(Data for this exercise):
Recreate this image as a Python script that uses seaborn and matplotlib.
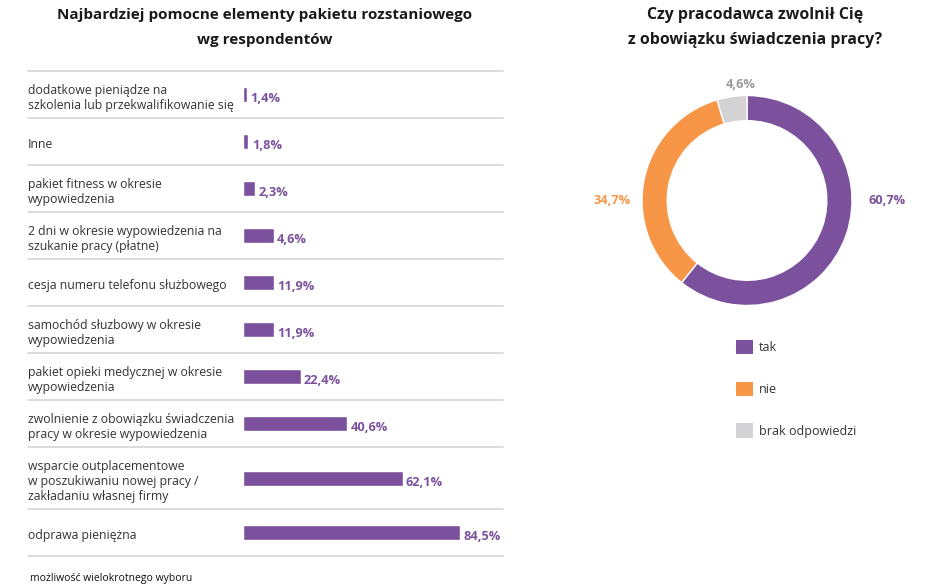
import matplotlib
matplotlib.use("Agg")
import matplotlib.pyplot as plt
from matplotlib.patches import Patch
import seaborn as sns
import pandas as pd
import numpy as np

sns.set_style("white")
plt.rcParams['font.family'] = ['Open Sans', 'DejaVu Sans']

# ---------------- data ----------------
categories = [
    "dodatkowe pieniądze na\nszkolenia lub przekwalifikowanie się",
    "Inne",
    "pakiet fitness w okresie\nwypowiedzenia",
    "2 dni w okresie wypowiedzenia na\nszukanie pracy (płatne)",
    "cesja numeru telefonu służbowego",
    "samochód słuzbowy w okresie\nwypowiedzenia",
    "pakiet opieki medycznej w okresie\nwypowiedzenia",
    "zwolnienie z obowiązku świadczenia\npracy w okresie wypowiedzenia",
    "wsparcie outplacementowe\nw poszukiwaniu nowej pracy /\nzakładaniu własnej firmy",
    "odprawa pieniężna",
]
# bar lengths as drawn in the picture (percent)
bar_lengths = [1.7, 2.1, 4.6, 11.9, 11.9, 11.9, 22.4, 40.6, 62.1, 84.5]
# value labels as printed
value_labels = ["1,4%", "1,8%", "2,3%", "4,6%", "11,9%", "11,9%", "22,4%", "40,6%", "62,1%", "84,5%"]

donut_labels = ["tak", "nie", "brak odpowiedzi"]
donut_values = [60.7, 34.7, 4.6]
donut_texts = ["60,7%", "34,7%", "4,6%"]

title_left = ["Najbardziej pomocne elementy pakietu rozstaniowego", "wg respondentów"]
title_right = ["Czy pracodawca zwolnił Cię", "z obowiązku świadczenia pracy?"]
footnote = "możliwość wielokrotnego wyboru"

purple = "#7B519D"
orange = "#F79646"
grey = "#D3D3D5"
donut_colors = [purple, orange, grey]
label_colors = [purple, orange, "#9A9A9A"]
text_color = "#333333"
sep_color = "#D9D9D9"

W, H = 948, 587
fig = plt.figure(figsize=(W / 100, H / 100), dpi=100)

# ---------------- left: bar chart ----------------
# row heights grow with the number of label lines
n_lines = np.array([c.count("\n") + 1 for c in categories])
row_h = 47 + 15 * np.clip(n_lines - 2, 0, None)
edges = np.concatenate([[0], np.cumsum(row_h)])
centers = (edges[:-1] + edges[1:]) / 2
total = edges[-1]

ax_l0, ax_r0, ax_t0 = 243, 503, 71
ax_b0 = ax_t0 + total
ax = fig.add_axes([ax_l0 / W, 1 - ax_b0 / H, (ax_r0 - ax_l0) / W, (ax_b0 - ax_t0) / H])
df = pd.DataFrame({"pos": centers, "length": bar_lengths})
sns.barplot(data=df, x="length", y="pos", orient="h", native_scale=True,
            color=purple, width=15 / row_h.min(), ax=ax, saturation=1)
ax.set_xlim(0, 101.2)
ax.set_ylim(total, 0)
ax.set_xlabel("")
ax.set_ylabel("")
ax.set_xticks([])
ax.set_yticks([])
for s in ax.spines.values():
    s.set_visible(False)

label_x = (28 - ax_l0) / (ax_r0 - ax_l0)
ytr = ax.get_yaxis_transform()
for e in edges:
    ax.plot([label_x, 1], [e, e], transform=ytr, clip_on=False,
            color=sep_color, lw=1.3)
for c, cat, ln, vl in zip(centers, categories, bar_lengths, value_labels):
    ax.text(label_x, c + 3.5, cat, transform=ytr, ha="left", va="center",
            fontsize=8.8, color=text_color, linespacing=1.22)
    ax.text(ln + 1.3, c + 7.5, vl, ha="left", va="baseline",
            fontsize=9.2, color=purple, fontweight="bold")

for line, yy in zip(title_left, [15, 40]):
    fig.text(265 / W, 1 - yy / H, line, ha="center", va="center",
             fontsize=11.0, fontweight="bold", color="#1a1a1a")

# ---------------- right: donut ----------------
cx, cy, R = 747, 200.5, 105
half = 1.3 * R
ax2 = fig.add_axes([(cx - half) / W, 1 - (cy + half) / H, 2 * half / W, 2 * half / H])
wedges, _ = ax2.pie(donut_values, colors=donut_colors, startangle=90, counterclock=False,
                    radius=1, wedgeprops=dict(width=0.24, edgecolor="white", linewidth=1))
ax2.set_xlim(-1.3, 1.3)
ax2.set_ylim(-1.3, 1.3)
ax2.set_aspect("equal")
ax2.axis("off")

label_pos = [((887 - cx) / R, 0.0), ((612 - cx) / R, 0.0), ((741 - cx) / R, (cy - 85) / R)]
for (px, py), t, c in zip(label_pos, donut_texts, label_colors):
    ax2.text(px, py, t, ha="center", va="center", fontsize=9.2,
             fontweight="bold", color=c, clip_on=False)

for line, yy in zip(title_right, [15, 40]):
    fig.text(755 / W, 1 - yy / H, line, ha="center", va="center",
             fontsize=11.4, fontweight="bold", color="#1a1a1a")

handles = [Patch(facecolor=c, edgecolor="none") for c in donut_colors]
fig.legend(handles=handles, labels=donut_labels, loc="upper left",
           bbox_to_anchor=(736 / W, 1 - 340 / H), frameon=False, borderpad=0,
           borderaxespad=0, handlelength=1.36, handleheight=1.36, labelspacing=2.2,
           handletextpad=0.45, fontsize=9.0, labelcolor=text_color)

fig.text(30 / W, 1 - 578 / H, footnote, ha="left", va="center",
         fontsize=7.5, color="#111111")

fig.savefig("out.png", dpi=100, facecolor="white")
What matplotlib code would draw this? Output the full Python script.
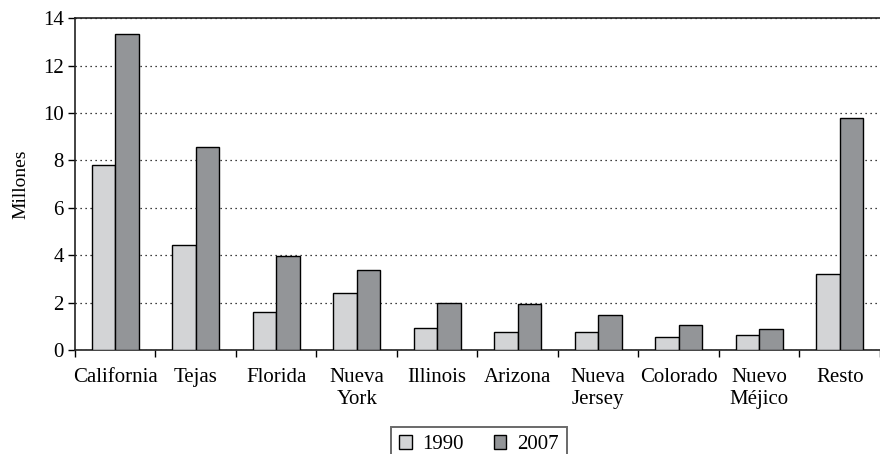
import numpy as np
import matplotlib
matplotlib.use('Agg')
import matplotlib.pyplot as plt
from matplotlib.ticker import FixedLocator

plt.rcParams['font.family'] = ['Liberation Serif', 'DejaVu Serif']

estados = ['California', 'Tejas', 'Florida', 'Nueva\nYork', 'Illinois',
           'Arizona', 'Nueva\nJersey', 'Colorado', 'Nuevo\nMéjico', 'Resto']
v1990 = [7.8, 4.43, 1.6, 2.4, 0.93, 0.76, 0.76, 0.55, 0.63, 3.2]
v2007 = [13.33, 8.58, 3.96, 3.37, 1.98, 1.96, 1.48, 1.05, 0.89, 9.8]
anios = ['1990', '2007']
colores = ['#d3d4d6', '#939598']

fig = plt.figure(figsize=(8.8, 4.54), dpi=100)
ax = fig.add_axes([0.0852, 0.229, 0.9148, 0.731])

x = np.arange(len(estados))
w = 0.29
ax.bar(x - w/2, v1990, w, color=colores[0], edgecolor='black', linewidth=1, label=anios[0], zorder=3)
ax.bar(x + w/2, v2007, w, color=colores[1], edgecolor='black', linewidth=1, label=anios[1], zorder=3)

ax.set_xlim(-0.5, len(estados) - 0.5)
ax.set_ylim(0, 14)
ax.set_yticks(np.arange(0, 15, 2))
ax.yaxis.grid(True, linestyle=(0, (1, 3)), color='black', linewidth=0.9)
ax.set_axisbelow(True)

ax.set_xticks(x)
ax.set_xticklabels(estados, fontsize=15, linespacing=1.2)
ax.tick_params(axis='x', which='major', length=0, pad=13)
ax.xaxis.set_minor_locator(FixedLocator(np.arange(-0.5, len(estados), 1.0)))
ax.tick_params(axis='x', which='minor', length=5, width=1, direction='out')
ax.tick_params(axis='y', labelsize=15, length=5, width=1, direction='out', pad=3)

ax.set_ylabel('Millones', fontsize=14, labelpad=10)

for s in ['left', 'bottom', 'top']:
    ax.spines[s].set_linewidth(1.2)
    ax.spines[s].set_color('#222222')
ax.spines['right'].set_visible(False)

leg = fig.legend(loc='upper center', bbox_to_anchor=(0.544, 0.0595), ncol=2, fontsize=15,
                 frameon=True, fancybox=False, edgecolor='#444444',
                 handlelength=0.6, handleheight=0.6, handletextpad=0.5,
                 columnspacing=1.45, borderpad=0.4, borderaxespad=0)
leg.get_frame().set_linewidth(1.4)

fig.savefig('out.png', dpi=100)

(Given request):
In the listing above, find the line with "What matplotlib code" and the line with "ax = fig.add_axes([0.0852, 0.229, 0.9148, 0.731])". Copy exactly those lines and all between them, minus the images.

(Solution to this exercise):
What matplotlib code would draw this? Output the full Python script.
import numpy as np
import matplotlib
matplotlib.use('Agg')
import matplotlib.pyplot as plt
from matplotlib.ticker import FixedLocator

plt.rcParams['font.family'] = ['Liberation Serif', 'DejaVu Serif']

estados = ['California', 'Tejas', 'Florida', 'Nueva\nYork', 'Illinois',
           'Arizona', 'Nueva\nJersey', 'Colorado', 'Nuevo\nMéjico', 'Resto']
v1990 = [7.8, 4.43, 1.6, 2.4, 0.93, 0.76, 0.76, 0.55, 0.63, 3.2]
v2007 = [13.33, 8.58, 3.96, 3.37, 1.98, 1.96, 1.48, 1.05, 0.89, 9.8]
anios = ['1990', '2007']
colores = ['#d3d4d6', '#939598']

fig = plt.figure(figsize=(8.8, 4.54), dpi=100)
ax = fig.add_axes([0.0852, 0.229, 0.9148, 0.731])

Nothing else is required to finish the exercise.